The Isles of Glencoe is the perfect base for exploring some of Scotland's most impressive and intimidating regions. Dominic Roskrow reports

It’s not the smartest hotel in the world, or the most stylish. Indeed, by the end of a hard tourist season it looks a little battered and frazzled at the edges. For all that, though, the family hotel Isles of Glencoe is charming, friendly, welcoming – and the ideal family launch pad for exploring the broody area it is based in and the beautiful lochs it lies close to.

The Isles of Glencoe specialises in family stays, providing rooms with children’s dens: an area set apart with bunk beds and a television so that the children can have their space while the parents enjoy a drink while overlooking the scenic views across the loch on which the hotel is sited.

Each day the local ranger comes in to the hotel to answer questions and to provide information on the myriad of activities such as cycling, walking, golf, sailing and, for the more adventurous, ‘rib riding’; speeding across the loch in a motorised dinghy.

The hotel itself has a leisure centre with swimming pool, sauna, Jacuzzi and steam room, and a range of beauty treatments are available.

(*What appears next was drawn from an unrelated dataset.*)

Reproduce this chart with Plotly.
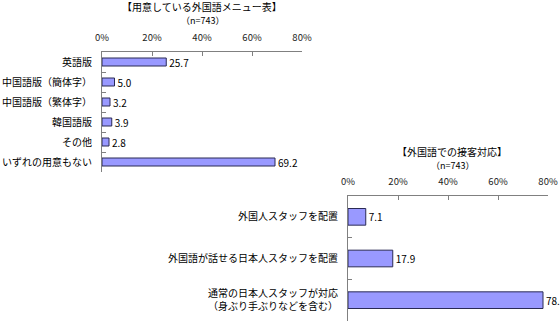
import plotly.graph_objects as go

W, H = 560, 324

cats1 = ["英語版", "中国語版（簡体字）", "中国語版（繁体字）", "韓国語版", "その他", "いずれの用意もない"]
vals1 = [25.7, 5.0, 3.2, 3.9, 2.8, 69.2]
title1 = "【用意している外国語メニュー表】"

cats2 = ["外国人スタッフを配置", "外国語が話せる日本人スタッフを配置",
         "通常の日本人スタッフが対応<br>（身ぶり手ぶりなどを含む）"]
vals2 = [7.1, 17.9, 78.0]
title2 = "【外国語での接客対応】"
subtitle = "（n=743）"

tickvals = [0, 20, 40, 60, 80]
ticktext = ["0%", "20%", "40%", "60%", "80%"]

FONT = "Noto Sans CJK JP"
BAR_FILL = "#9999ff"
BAR_LINE = "#2a2a55"
AXIS = "#808080"

def px_x(x):
    return x / W

def px_y(y):
    return 1 - y / H

fig = go.Figure()
for vals, cats, xa, ya in [(vals1, cats1, "x", "y"), (vals2, cats2, "x2", "y2")]:
    fig.add_trace(go.Bar(
        x=vals, y=cats, orientation="h", xaxis=xa, yaxis=ya,
        marker=dict(color=BAR_FILL, line=dict(color=BAR_LINE, width=1)),
        text=[f"{v:.1f}" for v in vals], textposition="outside",
        constraintext="none",
        textfont=dict(size=10, color="#000", family=FONT), cliponaxis=False,
        showlegend=False,
    ))

xcommon = dict(range=[0, 80], tickvals=tickvals, ticktext=ticktext, side="top",
               showline=True, linecolor=AXIS, linewidth=1, ticks="inside",
               ticklen=4, tickcolor=AXIS, showgrid=False, zeroline=False,
               tickfont=dict(size=9.5, color="#222", family=FONT),
               ticklabelstandoff=6, fixedrange=True, automargin=False)
ycommon = dict(showline=True, linecolor=AXIS, linewidth=1, ticks="inside",
               ticklen=4, tickcolor=AXIS, tickson="boundaries", showgrid=False,
               autorange="reversed", tickfont=dict(size=10, color="#000", family=FONT),
               ticklabelstandoff=7, fixedrange=True, automargin=False)

fig.update_layout(
    width=W, height=H, margin=dict(l=0, r=0, t=0, b=0, autoexpand=False),
    paper_bgcolor="white", plot_bgcolor="white",
    font=dict(family=FONT, color="#000"),
    bargap=0.6,
    xaxis=dict(domain=[px_x(102), px_x(302)], anchor="y", **xcommon),
    yaxis=dict(domain=[px_y(172), px_y(52)], anchor="x", **ycommon),
    xaxis2=dict(domain=[px_x(348), px_x(548)], anchor="y2", **xcommon),
    yaxis2=dict(domain=[px_y(321), px_y(196)], anchor="x2", **ycommon),
    annotations=[
        dict(text=title1, x=px_x(202), y=px_y(7), xref="paper", yref="paper",
             showarrow=False, font=dict(size=10, family=FONT, color="#000"),
             xanchor="center", yanchor="middle"),
        dict(text=subtitle, x=px_x(202), y=px_y(21), xref="paper", yref="paper",
             showarrow=False, font=dict(size=9, family=FONT, color="#000"),
             xanchor="center", yanchor="middle"),
        dict(text=title2, x=px_x(452), y=px_y(151), xref="paper", yref="paper",
             showarrow=False, font=dict(size=10, family=FONT, color="#000"),
             xanchor="center", yanchor="middle"),
        dict(text=subtitle, x=px_x(452), y=px_y(165), xref="paper", yref="paper",
             showarrow=False, font=dict(size=9, family=FONT, color="#000"),
             xanchor="center", yanchor="middle"),
    ],
)

fig.write_html("out.html")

All lovely at the end of the day, perhaps, but the hotel’s main advantage is location and the opportunity it provides to explore Glencoe itself and as far afield as the legendary Loch Ness.

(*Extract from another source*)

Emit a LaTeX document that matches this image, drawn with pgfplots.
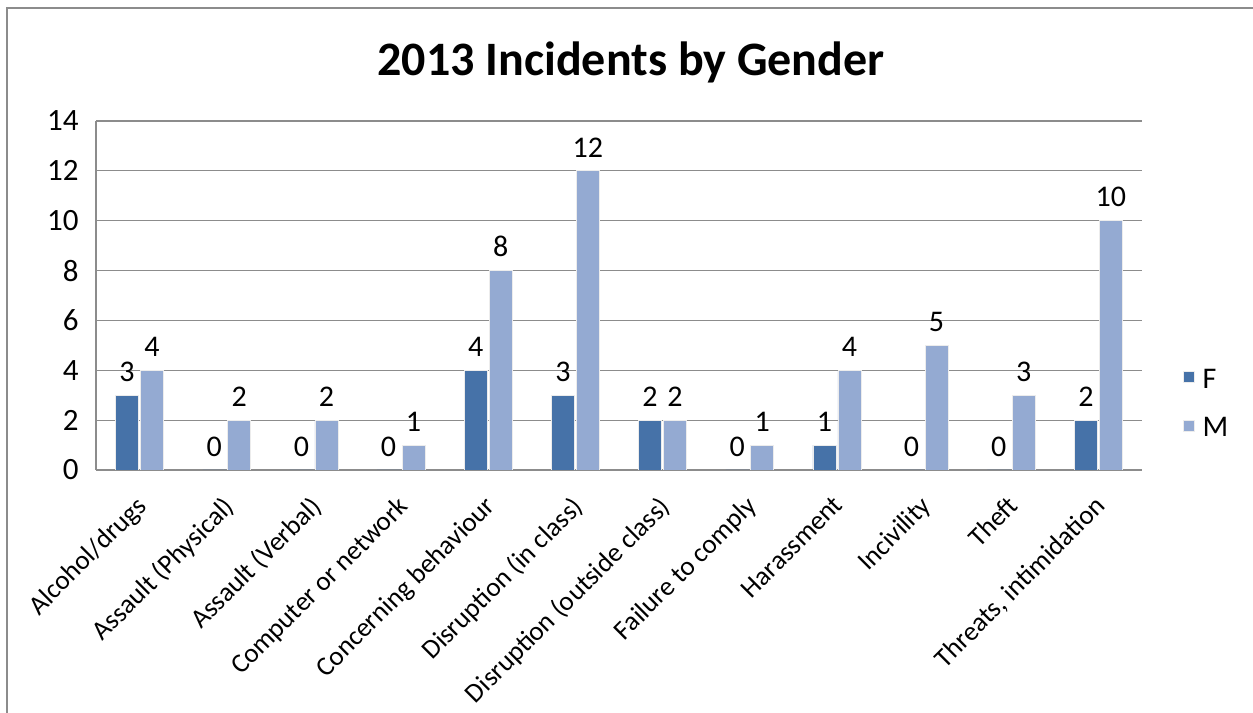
\documentclass[border=0pt]{standalone}
\usepackage{fontspec}
\setmainfont{Carlito}
\usepackage{pgfplots}
\pgfplotsset{compat=1.18}
\definecolor{fcol}{HTML}{4672A8}
\definecolor{mcol}{HTML}{94AAD2}
\definecolor{gridc}{HTML}{8C8C8C}
\begin{document}
\begin{tikzpicture}[x=1bp,y=1bp]
\path[use as bounding box] (0,0) rectangle (1253,713);
\draw[gridc, line width=1.5bp] (7,0) -- (7,705) -- (1253,705);
\node[font=\fontsize{48bp}{56bp}\bfseries\selectfont] at (631,651) {2013 Incidents by Gender};
\begin{axis}[
  at={(96bp,243bp)}, anchor=south west,
  scale only axis, width=1046bp, height=349bp,
  ymin=0, ymax=14, xmin=-0.5, xmax=11.5,
  ytick={0,2,...,14},
  xtick={0,...,11},
  xticklabels={Alcohol/drugs,Assault (Physical),Assault (Verbal),Computer or network,Concerning behaviour,Disruption (in class),Disruption (outside class),Failure to comply,Harassment,Incivility,Theft,{Threats, intimidation}},
  x tick label style={xshift=-5bp, yshift=-20bp, rotate=45, anchor=north east, font=\fontsize{27bp}{31bp}\selectfont, inner sep=3bp},
  y tick label style={font=\fontsize{31bp}{35bp}\selectfont, xshift=-14bp},
  /pgf/number format/assume math mode=true,
  major tick length=0pt,
  axis lines*=left,
  axis line style={gridc, line width=1.2bp, -},
  ymajorgrids, grid style={gridc, line width=1.2bp},
  ybar=2bp, bar width=23bp,
  nodes near coords,
  nodes near coords style={font=\fontsize{30bp}{34bp}\selectfont, yshift=10bp},
  legend style={at={(1.036,0.19)}, anchor=west, draw=none, fill=none, font=\fontsize{30bp}{34bp}\selectfont, row sep=24bp, /tikz/every odd column/.append style={column sep=6bp}},
  legend image code/.code={\fill[#1] (0bp,-3bp) rectangle (11bp,8bp);},
  legend cell align=left,
]
\addplot[fill=fcol, draw=white!85!gray, line width=0.8bp] table[row sep=\\] {
x y\\ 0 3\\ 1 0\\ 2 0\\ 3 0\\ 4 4\\ 5 3\\ 6 2\\ 7 0\\ 8 1\\ 9 0\\ 10 0\\ 11 2\\
};
\addplot[fill=mcol, draw=white!85!gray, line width=0.8bp] table[row sep=\\] {
x y\\ 0 4\\ 1 2\\ 2 2\\ 3 1\\ 4 8\\ 5 12\\ 6 2\\ 7 1\\ 8 4\\ 9 5\\ 10 3\\ 11 10\\
};
\legend{F,M}
\end{axis}
\end{tikzpicture}
\end{document}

The hotel takes its name from the small islands littered across the loch itself– the burial place for generations of Macdonalds. And that fact, coupled by the disturbing and tragic history of Glencoe itself, make for an intensely atmospheric and at times unsettling experience when you’re outside the hotel.

The weather plays its part, too, constantly changing and casting deep shadows across the glen or shrouding the surrounding hills in cloud.

If you’re not familiar with the tragedy of the massacre at Glencoe, then the visitor centre provides an audio commentary set within an historical appraisal of the region. There is an excellent interactive facility there too which illustrates the ongoing struggle to preserve the region environmentally while making it accessible to holidaymakers, walkers and climbers.

From the centre it is easy to access a number of walks suited to all abilities, including gentle walks suitable for young children to impressive waterfall sites.

And should you wish to travel further afield, then Loch Ness is an obvious and very worthwhile outing.

You can travel for miles along the banks of the long and narrow loch with its broody dark waters and stunning scenery. But the best way to experience it is to take a trip with Jacobite Cruises.

The company offers various outings, varying in length from an hour to several hours. We took a two hour cruise which included a stopover at the magnificent Urquhart Castle. Here a great deal of effort has gone in to providing the visitor with information to the various ruins so that you get a sense of what it was like throughout its history. A stylish visitor centre provides even more support, including an audio-visual presentation.

But it’s worth a visit for the view alone. And on the day we were there, with the autumn heathers combining every shade of gold, purple and brown, and the sun picking out the patterns across the hills, it was hard to imagine a prettier place on the planet.

On the boat itself an adequate commentary provides some of the facts behind the Loch Ness monster story, though greater volume wouldn’t go amiss. And the company considerately provides children with a ‘goody’ box to keep them busy while you’re soaking in the immensity of the nature around you.

Then it’s back to the warmth of the hotel and a drink in the family-friendly lounge area before dinner. At meal times children can either join their parents or eat earlier with other children and then be put to bed with a baby monitor so that the parents have time to dine together.

It’s a snug and relaxing place to spend the evening, and the staff are friendly and approachable. A marvellous way to discover one of Scotland’s most impressive regions.